* begin THE INPUT *
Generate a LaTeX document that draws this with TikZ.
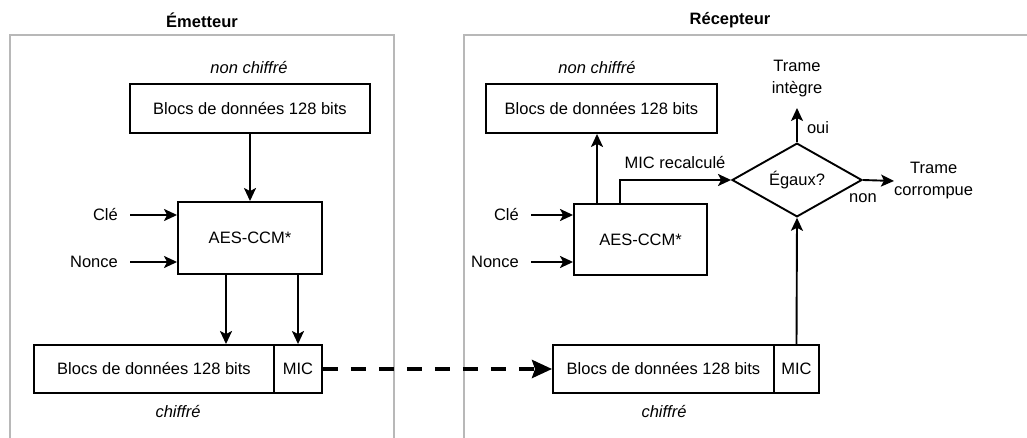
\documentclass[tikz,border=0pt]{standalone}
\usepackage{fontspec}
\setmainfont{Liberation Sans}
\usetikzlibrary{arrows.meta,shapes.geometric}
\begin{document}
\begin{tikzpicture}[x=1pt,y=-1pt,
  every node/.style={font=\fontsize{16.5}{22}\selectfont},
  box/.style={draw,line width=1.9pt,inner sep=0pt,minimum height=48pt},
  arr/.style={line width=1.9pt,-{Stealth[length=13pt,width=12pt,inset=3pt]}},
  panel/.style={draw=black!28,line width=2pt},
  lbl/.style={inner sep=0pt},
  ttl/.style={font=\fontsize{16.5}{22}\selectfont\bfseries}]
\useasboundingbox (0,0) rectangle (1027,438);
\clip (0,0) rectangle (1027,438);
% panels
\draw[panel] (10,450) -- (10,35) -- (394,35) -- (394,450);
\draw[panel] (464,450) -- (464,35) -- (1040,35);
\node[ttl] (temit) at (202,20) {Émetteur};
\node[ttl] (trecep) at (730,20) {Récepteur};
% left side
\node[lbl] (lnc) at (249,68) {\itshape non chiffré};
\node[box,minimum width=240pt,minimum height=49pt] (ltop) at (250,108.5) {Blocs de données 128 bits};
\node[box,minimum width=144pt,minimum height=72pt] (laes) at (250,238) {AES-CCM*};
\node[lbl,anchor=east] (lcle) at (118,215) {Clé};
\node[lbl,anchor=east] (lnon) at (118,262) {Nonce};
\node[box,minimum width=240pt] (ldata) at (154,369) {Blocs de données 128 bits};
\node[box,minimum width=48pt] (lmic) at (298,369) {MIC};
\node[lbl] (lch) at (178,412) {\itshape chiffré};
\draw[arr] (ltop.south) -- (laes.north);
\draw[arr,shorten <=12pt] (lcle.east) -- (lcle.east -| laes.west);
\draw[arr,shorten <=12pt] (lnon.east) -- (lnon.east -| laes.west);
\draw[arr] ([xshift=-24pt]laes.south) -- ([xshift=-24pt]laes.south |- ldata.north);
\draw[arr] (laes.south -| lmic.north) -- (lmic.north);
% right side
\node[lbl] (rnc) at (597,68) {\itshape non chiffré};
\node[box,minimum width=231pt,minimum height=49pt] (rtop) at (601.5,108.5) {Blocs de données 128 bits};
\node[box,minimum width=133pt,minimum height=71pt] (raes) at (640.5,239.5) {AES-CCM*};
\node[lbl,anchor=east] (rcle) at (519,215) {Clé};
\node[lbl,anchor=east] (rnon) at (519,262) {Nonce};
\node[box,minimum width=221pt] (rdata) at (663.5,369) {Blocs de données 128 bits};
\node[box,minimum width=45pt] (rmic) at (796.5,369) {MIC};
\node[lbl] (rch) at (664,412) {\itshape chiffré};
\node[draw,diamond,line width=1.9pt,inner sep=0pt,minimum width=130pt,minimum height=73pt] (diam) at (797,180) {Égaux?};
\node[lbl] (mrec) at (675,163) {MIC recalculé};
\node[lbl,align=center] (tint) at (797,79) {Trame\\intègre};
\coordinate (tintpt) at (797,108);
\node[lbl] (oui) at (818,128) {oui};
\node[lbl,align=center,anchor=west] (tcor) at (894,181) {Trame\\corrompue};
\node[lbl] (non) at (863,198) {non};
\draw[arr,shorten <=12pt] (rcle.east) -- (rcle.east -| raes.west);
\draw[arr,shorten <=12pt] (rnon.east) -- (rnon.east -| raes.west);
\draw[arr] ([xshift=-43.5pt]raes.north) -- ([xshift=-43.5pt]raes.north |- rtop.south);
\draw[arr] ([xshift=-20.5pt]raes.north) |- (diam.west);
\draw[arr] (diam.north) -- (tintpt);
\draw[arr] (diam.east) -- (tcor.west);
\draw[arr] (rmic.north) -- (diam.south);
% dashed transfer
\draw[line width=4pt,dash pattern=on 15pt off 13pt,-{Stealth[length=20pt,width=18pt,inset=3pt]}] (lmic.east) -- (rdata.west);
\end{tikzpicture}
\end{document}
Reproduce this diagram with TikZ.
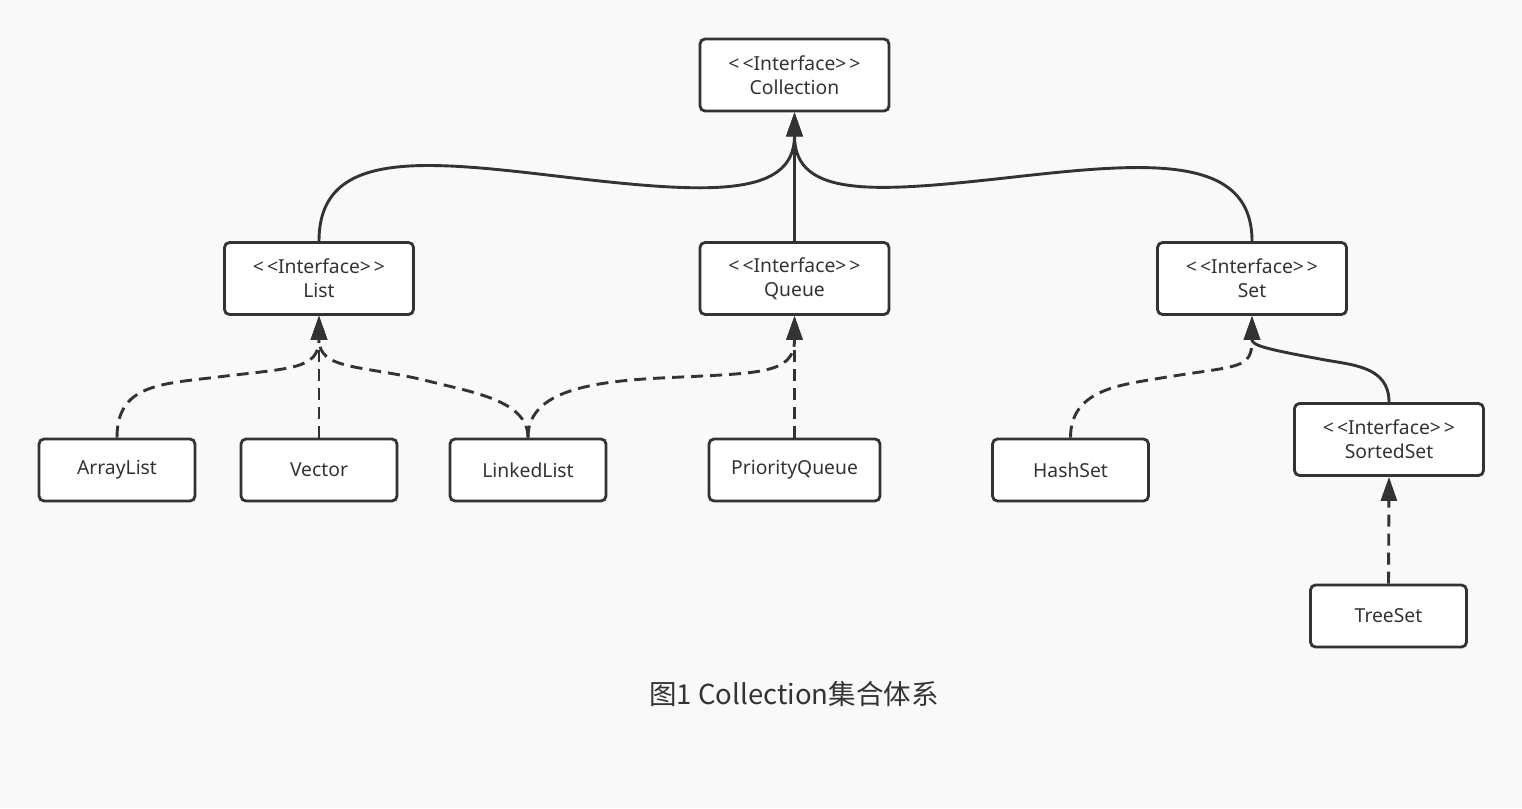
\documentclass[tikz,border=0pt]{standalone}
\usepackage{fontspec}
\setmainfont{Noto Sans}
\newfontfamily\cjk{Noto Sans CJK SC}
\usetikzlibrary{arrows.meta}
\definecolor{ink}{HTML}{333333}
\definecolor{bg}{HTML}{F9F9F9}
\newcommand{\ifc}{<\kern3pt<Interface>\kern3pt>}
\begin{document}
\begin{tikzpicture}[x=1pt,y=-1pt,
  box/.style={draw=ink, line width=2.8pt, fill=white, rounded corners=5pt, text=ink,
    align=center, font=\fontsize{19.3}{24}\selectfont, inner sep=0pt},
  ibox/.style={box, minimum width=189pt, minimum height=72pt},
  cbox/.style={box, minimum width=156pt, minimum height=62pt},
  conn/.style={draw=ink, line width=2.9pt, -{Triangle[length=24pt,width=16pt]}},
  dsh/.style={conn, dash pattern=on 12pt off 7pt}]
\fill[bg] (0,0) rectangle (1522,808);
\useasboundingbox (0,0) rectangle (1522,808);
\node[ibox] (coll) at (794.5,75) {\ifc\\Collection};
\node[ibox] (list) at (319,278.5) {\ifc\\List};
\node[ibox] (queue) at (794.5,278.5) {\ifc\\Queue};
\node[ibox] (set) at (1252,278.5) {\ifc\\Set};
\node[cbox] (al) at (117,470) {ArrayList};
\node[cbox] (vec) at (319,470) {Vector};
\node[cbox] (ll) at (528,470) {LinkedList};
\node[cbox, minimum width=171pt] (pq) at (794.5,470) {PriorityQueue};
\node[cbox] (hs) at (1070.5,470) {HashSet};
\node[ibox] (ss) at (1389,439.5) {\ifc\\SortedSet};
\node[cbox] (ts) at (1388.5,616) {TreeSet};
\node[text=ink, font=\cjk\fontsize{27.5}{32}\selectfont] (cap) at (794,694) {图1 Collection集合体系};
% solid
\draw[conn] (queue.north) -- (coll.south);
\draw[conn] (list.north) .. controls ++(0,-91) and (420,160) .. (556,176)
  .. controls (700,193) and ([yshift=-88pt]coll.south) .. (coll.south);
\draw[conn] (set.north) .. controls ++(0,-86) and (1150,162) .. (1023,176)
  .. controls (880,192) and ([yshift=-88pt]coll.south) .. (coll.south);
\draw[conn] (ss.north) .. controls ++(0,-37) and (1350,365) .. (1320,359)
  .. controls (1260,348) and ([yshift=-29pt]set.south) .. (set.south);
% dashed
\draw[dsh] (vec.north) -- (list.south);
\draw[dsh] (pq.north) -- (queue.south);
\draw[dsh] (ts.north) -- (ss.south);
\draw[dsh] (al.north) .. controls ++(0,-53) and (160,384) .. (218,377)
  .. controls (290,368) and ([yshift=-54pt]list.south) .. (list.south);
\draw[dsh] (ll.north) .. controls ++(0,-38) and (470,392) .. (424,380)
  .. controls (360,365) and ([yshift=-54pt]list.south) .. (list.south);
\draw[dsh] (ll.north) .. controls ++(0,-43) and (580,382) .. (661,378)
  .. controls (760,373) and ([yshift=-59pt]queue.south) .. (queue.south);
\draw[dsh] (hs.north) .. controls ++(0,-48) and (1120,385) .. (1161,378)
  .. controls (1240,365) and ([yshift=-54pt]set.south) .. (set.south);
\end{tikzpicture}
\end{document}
* end THE INPUT *
Omit the pictures. Output every record above word for word.

Generate a LaTeX document that draws this with TikZ.
\documentclass[tikz,border=0pt]{standalone}
\usepackage{fontspec}
\setmainfont{Liberation Sans}
\usetikzlibrary{arrows.meta,shapes.geometric}
\begin{document}
\begin{tikzpicture}[x=1pt,y=-1pt,
  every node/.style={font=\fontsize{16.5}{22}\selectfont},
  box/.style={draw,line width=1.9pt,inner sep=0pt,minimum height=48pt},
  arr/.style={line width=1.9pt,-{Stealth[length=13pt,width=12pt,inset=3pt]}},
  panel/.style={draw=black!28,line width=2pt},
  lbl/.style={inner sep=0pt},
  ttl/.style={font=\fontsize{16.5}{22}\selectfont\bfseries}]
\useasboundingbox (0,0) rectangle (1027,438);
\clip (0,0) rectangle (1027,438);
% panels
\draw[panel] (10,450) -- (10,35) -- (394,35) -- (394,450);
\draw[panel] (464,450) -- (464,35) -- (1040,35);
\node[ttl] (temit) at (202,20) {Émetteur};
\node[ttl] (trecep) at (730,20) {Récepteur};
% left side
\node[lbl] (lnc) at (249,68) {\itshape non chiffré};
\node[box,minimum width=240pt,minimum height=49pt] (ltop) at (250,108.5) {Blocs de données 128 bits};
\node[box,minimum width=144pt,minimum height=72pt] (laes) at (250,238) {AES-CCM*};
\node[lbl,anchor=east] (lcle) at (118,215) {Clé};
\node[lbl,anchor=east] (lnon) at (118,262) {Nonce};
\node[box,minimum width=240pt] (ldata) at (154,369) {Blocs de données 128 bits};
\node[box,minimum width=48pt] (lmic) at (298,369) {MIC};
\node[lbl] (lch) at (178,412) {\itshape chiffré};
\draw[arr] (ltop.south) -- (laes.north);
\draw[arr,shorten <=12pt] (lcle.east) -- (lcle.east -| laes.west);
\draw[arr,shorten <=12pt] (lnon.east) -- (lnon.east -| laes.west);
\draw[arr] ([xshift=-24pt]laes.south) -- ([xshift=-24pt]laes.south |- ldata.north);
\draw[arr] (laes.south -| lmic.north) -- (lmic.north);
% right side
\node[lbl] (rnc) at (597,68) {\itshape non chiffré};
\node[box,minimum width=231pt,minimum height=49pt] (rtop) at (601.5,108.5) {Blocs de données 128 bits};
\node[box,minimum width=133pt,minimum height=71pt] (raes) at (640.5,239.5) {AES-CCM*};
\node[lbl,anchor=east] (rcle) at (519,215) {Clé};
\node[lbl,anchor=east] (rnon) at (519,262) {Nonce};
\node[box,minimum width=221pt] (rdata) at (663.5,369) {Blocs de données 128 bits};
\node[box,minimum width=45pt] (rmic) at (796.5,369) {MIC};
\node[lbl] (rch) at (664,412) {\itshape chiffré};
\node[draw,diamond,line width=1.9pt,inner sep=0pt,minimum width=130pt,minimum height=73pt] (diam) at (797,180) {Égaux?};
\node[lbl] (mrec) at (675,163) {MIC recalculé};
\node[lbl,align=center] (tint) at (797,79) {Trame\\intègre};
\coordinate (tintpt) at (797,108);
\node[lbl] (oui) at (818,128) {oui};
\node[lbl,align=center,anchor=west] (tcor) at (894,181) {Trame\\corrompue};
\node[lbl] (non) at (863,198) {non};
\draw[arr,shorten <=12pt] (rcle.east) -- (rcle.east -| raes.west);
\draw[arr,shorten <=12pt] (rnon.east) -- (rnon.east -| raes.west);
\draw[arr] ([xshift=-43.5pt]raes.north) -- ([xshift=-43.5pt]raes.north |- rtop.south);
\draw[arr] ([xshift=-20.5pt]raes.north) |- (diam.west);
\draw[arr] (diam.north) -- (tintpt);
\draw[arr] (diam.east) -- (tcor.west);
\draw[arr] (rmic.north) -- (diam.south);
% dashed transfer
\draw[line width=4pt,dash pattern=on 15pt off 13pt,-{Stealth[length=20pt,width=18pt,inset=3pt]}] (lmic.east) -- (rdata.west);
\end{tikzpicture}
\end{document}
Reproduce this diagram with TikZ.
\documentclass[tikz,border=0pt]{standalone}
\usepackage{fontspec}
\setmainfont{Noto Sans}
\newfontfamily\cjk{Noto Sans CJK SC}
\usetikzlibrary{arrows.meta}
\definecolor{ink}{HTML}{333333}
\definecolor{bg}{HTML}{F9F9F9}
\newcommand{\ifc}{<\kern3pt<Interface>\kern3pt>}
\begin{document}
\begin{tikzpicture}[x=1pt,y=-1pt,
  box/.style={draw=ink, line width=2.8pt, fill=white, rounded corners=5pt, text=ink,
    align=center, font=\fontsize{19.3}{24}\selectfont, inner sep=0pt},
  ibox/.style={box, minimum width=189pt, minimum height=72pt},
  cbox/.style={box, minimum width=156pt, minimum height=62pt},
  conn/.style={draw=ink, line width=2.9pt, -{Triangle[length=24pt,width=16pt]}},
  dsh/.style={conn, dash pattern=on 12pt off 7pt}]
\fill[bg] (0,0) rectangle (1522,808);
\useasboundingbox (0,0) rectangle (1522,808);
\node[ibox] (coll) at (794.5,75) {\ifc\\Collection};
\node[ibox] (list) at (319,278.5) {\ifc\\List};
\node[ibox] (queue) at (794.5,278.5) {\ifc\\Queue};
\node[ibox] (set) at (1252,278.5) {\ifc\\Set};
\node[cbox] (al) at (117,470) {ArrayList};
\node[cbox] (vec) at (319,470) {Vector};
\node[cbox] (ll) at (528,470) {LinkedList};
\node[cbox, minimum width=171pt] (pq) at (794.5,470) {PriorityQueue};
\node[cbox] (hs) at (1070.5,470) {HashSet};
\node[ibox] (ss) at (1389,439.5) {\ifc\\SortedSet};
\node[cbox] (ts) at (1388.5,616) {TreeSet};
\node[text=ink, font=\cjk\fontsize{27.5}{32}\selectfont] (cap) at (794,694) {图1 Collection集合体系};
% solid
\draw[conn] (queue.north) -- (coll.south);
\draw[conn] (list.north) .. controls ++(0,-91) and (420,160) .. (556,176)
  .. controls (700,193) and ([yshift=-88pt]coll.south) .. (coll.south);
\draw[conn] (set.north) .. controls ++(0,-86) and (1150,162) .. (1023,176)
  .. controls (880,192) and ([yshift=-88pt]coll.south) .. (coll.south);
\draw[conn] (ss.north) .. controls ++(0,-37) and (1350,365) .. (1320,359)
  .. controls (1260,348) and ([yshift=-29pt]set.south) .. (set.south);
% dashed
\draw[dsh] (vec.north) -- (list.south);
\draw[dsh] (pq.north) -- (queue.south);
\draw[dsh] (ts.north) -- (ss.south);
\draw[dsh] (al.north) .. controls ++(0,-53) and (160,384) .. (218,377)
  .. controls (290,368) and ([yshift=-54pt]list.south) .. (list.south);
\draw[dsh] (ll.north) .. controls ++(0,-38) and (470,392) .. (424,380)
  .. controls (360,365) and ([yshift=-54pt]list.south) .. (list.south);
\draw[dsh] (ll.north) .. controls ++(0,-43) and (580,382) .. (661,378)
  .. controls (760,373) and ([yshift=-59pt]queue.south) .. (queue.south);
\draw[dsh] (hs.north) .. controls ++(0,-48) and (1120,385) .. (1161,378)
  .. controls (1240,365) and ([yshift=-54pt]set.south) .. (set.south);
\end{tikzpicture}
\end{document}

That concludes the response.